Other companies to recently jump on the OLED boat include Vizio, which is to start selling its first models next year. Hisense is also going to expand its OLED lineup to the U.S. for the first time in 2020, it said earlier this year.

Now, Xiaomi says it too will also start using OLED panels in some of its premium TVs from next year, while Korean media adds that Huawei is also planning to follow suit, though there’s been no official confirmation from that company yet.

Xiaomi and Huawei are both major consumer electronics brands in China and so the news is a bonus for consumers as it will mean a lot more choices. Business Korea reports that most of the OLED panels will be manufactured at LG Display’s new fab in Guangzhou, China, which opened earlier this year and will scale up to mass production by early next.

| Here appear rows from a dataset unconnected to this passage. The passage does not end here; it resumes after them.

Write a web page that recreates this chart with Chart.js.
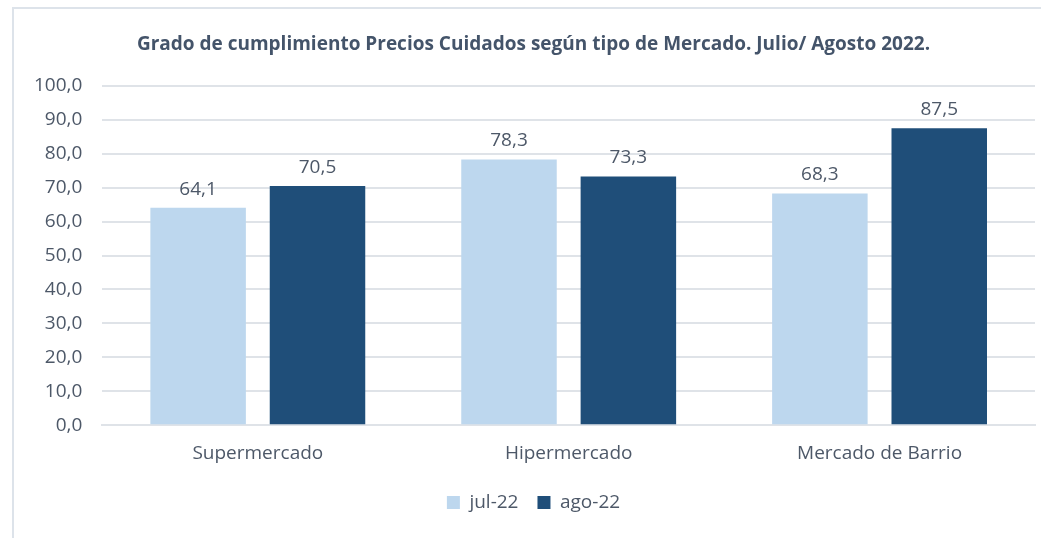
<!DOCTYPE html>
<html>
<head>
<meta charset="utf-8">
<script src="https://cdn.jsdelivr.net/npm/chart.js@4"></script>
<style>
    body { margin: 0; background: #fff; }
    #marco {
        position: absolute; left: 12px; top: 7px; width: 1029px; height: 531px;
        border-left: 2px solid #dde3ea; border-top: 2px solid #dde3ea;
        box-sizing: border-box;
    }
    #grafico { position: absolute; left: 0; top: 0; }
</style>
</head>
<body>
<div id="marco"><canvas id="grafico" width="1027" height="529"></canvas></div>
<script>
var categorias = ['Supermercado', 'Hipermercado', 'Mercado de Barrio'];
var series = ['jul-22', 'ago-22'];
var valoresJul = [64.1, 78.3, 68.3];
var valoresAgo = [70.5, 73.3, 87.5];
var cores = ['#bdd7ee', '#1f4e79'];
var corTexto = '#4d5868';
var fonte = "'Open Sans', sans-serif";

function formata(v) {
    return v.toFixed(1).replace('.', ',');
}

// escreve o valor em cima de cada barra
var rotulos = {
    id: 'rotulos',
    afterDatasetsDraw: function (chart) {
        var ctx = chart.ctx;
        ctx.save();
        ctx.font = '19px ' + fonte;
        ctx.fillStyle = corTexto;
        ctx.textAlign = 'center';
        ctx.textBaseline = 'bottom';
        chart.data.datasets.forEach(function (ds, i) {
            chart.getDatasetMeta(i).data.forEach(function (bar, j) {
                ctx.fillText(formata(ds.data[j]), bar.x, bar.y - 9);
            });
        });
        ctx.restore();
    }
};

var ctx = document.getElementById('grafico');
var myChart = new Chart(ctx, {
    type: 'bar',
    data: {
        labels: categorias,
        datasets: [{
                label: series[0],
                data: valoresJul,
                backgroundColor: cores[0]
            }, {
                label: series[1],
                data: valoresAgo,
                backgroundColor: cores[1]
            }]
    },
    options: {
        responsive: false,
        animation: false,
        layout: { padding: { left: 18, right: 6, top: 0, bottom: 16 } },
        categoryPercentage: 0.768,
        barPercentage: 0.8,
        plugins: {
            title: {
                display: true,
                text: 'Grado de cumplimiento Precios Cuidados según tipo de Mercado. Julio/ Agosto 2022.',
                color: '#44546a',
                font: { family: fonte, size: 19, weight: 'bold' },
                padding: { top: 24, bottom: 30 }
            },
            legend: {
                position: 'bottom',
                labels: {
                    color: corTexto,
                    font: { family: fonte, size: 19 },
                    boxWidth: 13,
                    boxHeight: 13,
                    padding: 19
                }
            },
            tooltip: { enabled: false }
        },
        scales: {
            x: {
                grid: { display: false },
                border: { color: '#dfe3e8', width: 2 },
                ticks: { color: corTexto, font: { family: fonte, size: 19 }, padding: 9 }
            },
            y: {
                min: 0,
                max: 100,
                grid: { color: '#dfe3e8', lineWidth: 2, drawTicks: false },
                border: { display: false },
                afterFit: function (escala) { escala.width -= 18; },
                ticks: {
                    stepSize: 10,
                    color: corTexto,
                    font: { family: fonte, size: 19 },
                    padding: 20,
                    callback: function (v) { return formata(v); }
                }
            }
        }
    },
    plugins: [rotulos]
});
</script>
</body>
</html>
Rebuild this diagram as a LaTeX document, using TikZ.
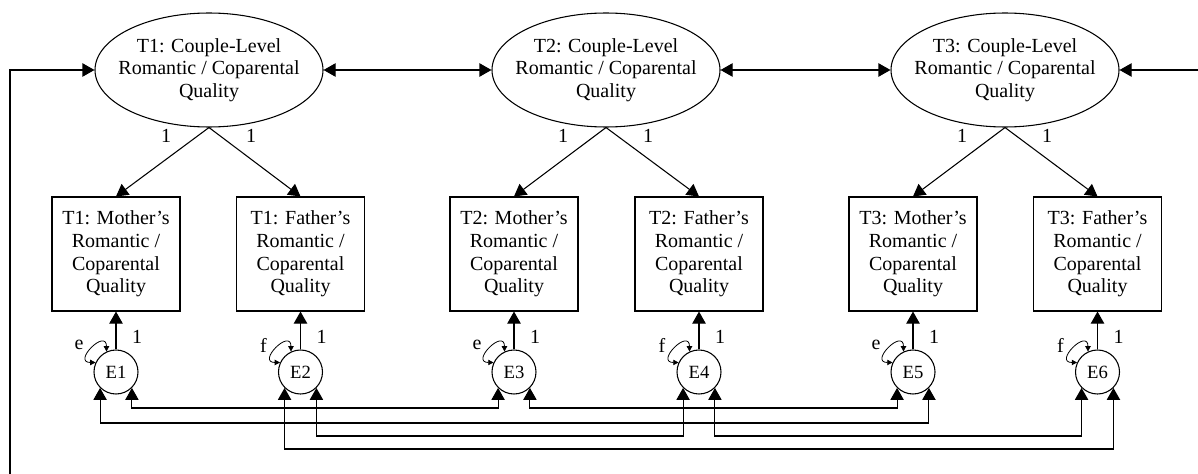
\documentclass[tikz,border=0pt]{standalone}
\usepackage{fontspec}
\setmainfont{Liberation Serif}
\usetikzlibrary{arrows.meta,shapes.geometric,calc}

\begin{document}
\begin{tikzpicture}[x=0.75pt,y=-0.75pt,
  every node/.style={font=\fontsize{15}{16.9}\selectfont},
  latent/.style={draw,ellipse,line width=0.8pt,minimum width=171pt,minimum height=85.5pt,inner xsep=-12pt,inner ysep=0pt,align=center},
  indicator/.style={draw,rectangle,line width=0.8pt,minimum width=96pt,minimum height=85.5pt,inner sep=0pt,align=center},
  resid/.style={draw,circle,line width=0.8pt,minimum size=33pt,inner sep=0pt,font=\fontsize{14}{16}\selectfont},
  wire/.style={line width=0.8pt},
  arr/.style={wire,-{Triangle[length=9pt,width=10pt]}},
  dbl/.style={wire,{Triangle[length=9pt,width=10pt]}-{Triangle[length=9pt,width=10pt]}},
  varloop/.style={line width=0.6pt,{Triangle[length=4pt,width=4pt]}-{Triangle[length=4pt,width=4pt]}},
  lbl/.style={inner sep=0pt}
]
\useasboundingbox (0,0) rectangle (1198,474);

% couple-level latent factors
\node[latent] (T1) at (209,70) {T1: Couple-Level\\Romantic / Coparental\\Quality};
\node[latent] (T2) at (606,70) {T2: Couple-Level\\Romantic / Coparental\\Quality};
\node[latent] (T3) at (1005,70) {T3: Couple-Level\\Romantic / Coparental\\Quality};

% parent reports
\node[indicator] (M1) at (116,254) {T1: Mother’s\\Romantic /\\Coparental\\Quality};
\node[indicator] (F1) at (300.5,254) {T1: Father’s\\Romantic /\\Coparental\\Quality};
\node[indicator] (M2) at (514,254) {T2: Mother’s\\Romantic /\\Coparental\\Quality};
\node[indicator] (F2) at (699,254) {T2: Father’s\\Romantic /\\Coparental\\Quality};
\node[indicator] (M3) at (913,254) {T3: Mother’s\\Romantic /\\Coparental\\Quality};
\node[indicator] (F3) at (1097.5,254) {T3: Father’s\\Romantic /\\Coparental\\Quality};

% residuals
\node[resid] (E1) at (116,372) {E1};
\node[resid] (E2) at (300.5,372) {E2};
\node[resid] (E3) at (514,372) {E3};
\node[resid] (E4) at (699,372) {E4};
\node[resid] (E5) at (913,372) {E5};
\node[resid] (E6) at (1097.5,372) {E6};

% covariances between time points
\draw[dbl] (T1.east) -- (T2.west);
\draw[dbl] (T2.east) -- (T3.west);
\coordinate (wrapL) at (10,474);
\coordinate (wrapR) at (1198,70);
\draw[arr] (wrapL) |- (T1.west);
\draw[arr] (wrapR) -- (T3.east);

% fixed loadings
\foreach \t/\m/\f in {T1/M1/F1,T2/M2/F2,T3/M3/F3}{
  \draw[arr] (\t.south) -- (\m.north);
  \draw[arr] (\t.south) -- (\f.north);
  \node[lbl] at ($(\t.south)+(-43,8)$) {1};
  \node[lbl] at ($(\t.south)+(42,8)$) {1};
}

% residual paths and variances
\foreach \e/\i/\v in {E1/M1/e,E2/F1/f,E3/M2/e,E4/F2/f,E5/M3/e,E6/F3/f}{
  \draw[arr] (\e) -- (\i);
  \node[lbl] at ($(\e.center)+(21,-35)$) {1};
  \draw[varloop] (\e.155) .. controls ($(\e.155)+(-24,0)$) and ($(\e.115)+(0,-24)$) .. (\e.115);
  \node[lbl] at ($(\e.center)+(-37,-27)$) {\v};
}

% residual covariances
\coordinate (yA) at (0,408);
\coordinate (yB) at (0,423);
\coordinate (yC) at (0,436);
\coordinate (yD) at (0,449);
\draw[dbl] (E1.-45) -- (E1.-45 |- yA) -- (E3.-135 |- yA) -- (E3.-135);
\draw[dbl] (E3.-45) -- (E3.-45 |- yA) -- (E5.-135 |- yA) -- (E5.-135);
\draw[dbl] (E1.-135) -- (E1.-135 |- yB) -- (E5.-45 |- yB) -- (E5.-45);
\draw[dbl] (E2.-45) -- (E2.-45 |- yC) -- (E4.-135 |- yC) -- (E4.-135);
\draw[dbl] (E4.-45) -- (E4.-45 |- yC) -- (E6.-135 |- yC) -- (E6.-135);
\draw[dbl] (E2.-135) -- (E2.-135 |- yD) -- (E6.-45 |- yD) -- (E6.-45);
\end{tikzpicture}
\end{document}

Meanwhile, the increased focus on OLED comes at a time when the sun seems to be setting on the LCD TV market. In recent months, big brands including LG Display, Samsung and Panasonic have all said they’re either giving up LCD production entirely, or will start transitioning away from it. In the case of LG Display, it has said it will halve LCD panel production from next year, while Samsung has already said it’s transitioning to new technologies such as Quantum Dot OLED. Panasonic has said it will end LCD production by 2021.

While some Chinese TV panel makers have stepped up their own LCD display production capacity, this is only likely to be temporary as IHS Markit says it expects investment in the sector to grind to a complete halt by 2022. At the same time, investment in OLED will surge, it said.

The changes represent a major shift in the TV industry, which was dominated by LCD for more than a decade but now seems destined to be surpassed by OLED.

IHS Markit said the next big thing after OLED will most likely be MicroLED, which is a modular display technology made up of tiny, inorganic light emitting diodes, though this probably won’t reach mass-market until 2026 at the earliest, it said.